11. Hold a concentrated portfolio of high conviction stocks that represent your best ideas

 

“Owning stocks is like having children — don’t get involved with more than you can handle. The part-time stock picker probably has time to follow 8-12 companies.” Peter Lynch

 

“An investor is better off knowing a lot about a few investments than knowing only a little about each of a great many holdings…. you diversify most of the diversifiable risk away from a portfolio by owning 20 or 25 positions." Seth Klarman

 

“…for an individual investor you want to own at least 10 and probably 15 and as many as 20 different securities.  Many people would consider that to be a relatively highly concentrated portfolio.  In our view you want to own the best 10 or 15 businesses you can find, and if you invest in low leverage / high quality companies, that’s a comfortable degree of diversification.” Bill Ackman

 

There are a lot of different opinions amongst proven value investors about diversification. Investors like Walter Schloss and Joel Greenblatt have high 10s to hundreds of securities in their portfolios whilst the giants quoted above are all comfortable with less than 20. Marty Whitman once argued that once your portfolio exceeds 40 names the risk of closet indexing is high. What is clear to us is that you need to find your own style as an investor and just because we gravitate to a concentrated high conviction strategy doesn't mean you should.

 

 

12. Remember the importance of having an "edge"

 

“To make money, you must find something that nobody else knows, or do something that others won’t do because they have rigid mind-sets.” Peter Lynch

 

“[At a horse racing track people make] bets and the odds change based on what’s bet. That’s what happens in the stock market.” Charlie Munger

 

We debated whether to include this as having an information edge is very difficult for the amateur investor. The quote from Munger puts this best as it highlights that betting on a favourite or long shot may or may not be a good bet. What matters is whether it is "mispriced" in your favour because the market is missing something. We believe that the market is efficient most of the time and therefore you need wait for the right pitch and look in areas where market inefficiency is likely to occur more often.

 

We decided to include it as we believe the amateur can generate edge by digging in the illiquid, obscure backwaters of the stock market where the professional money manager doesn't tread. When reading other investment websites where both amateur and professional investors pitch their top ideas we are always surprised to see that the majority of the recommendations are large cap stocks that are very well covered by the street research analysts, money managers and newswires. It seems to us that your statistical probability of finding something that gives you confidence that you will outperform on an absolute basis seems very remote compared to less well covered parts of the market. Remember it is mathematically certain that you can’t beat the market if you *are* the market.

 

 

We hope this was as helpful as the content on the 25iq blog; it is certainly no match for it.
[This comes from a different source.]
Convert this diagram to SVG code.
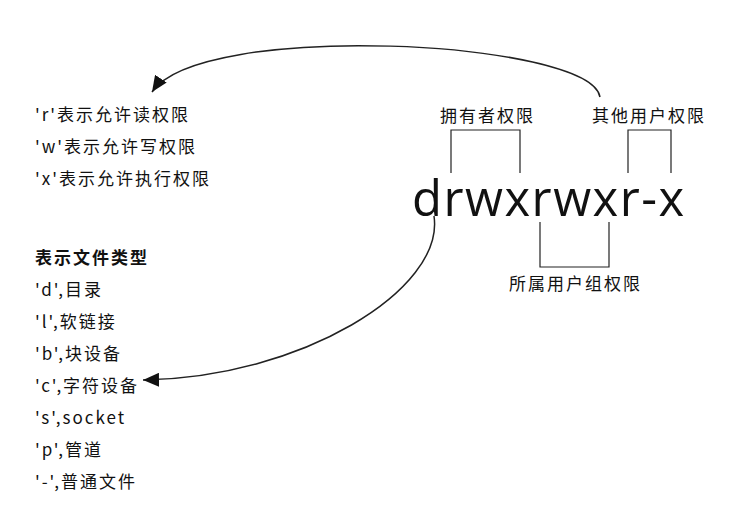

The only thing we did not add as we thought it was too obvious but is definitely something you need to focus on if you do not already is to remember that “A share of a stock is not a lottery ticket. It’s part ownership of a business.” Peter Lynch. The right thing for an investor to love is the process of investing, not the bet itself.  The right process for an investor is to understand the value generated by the underlying business.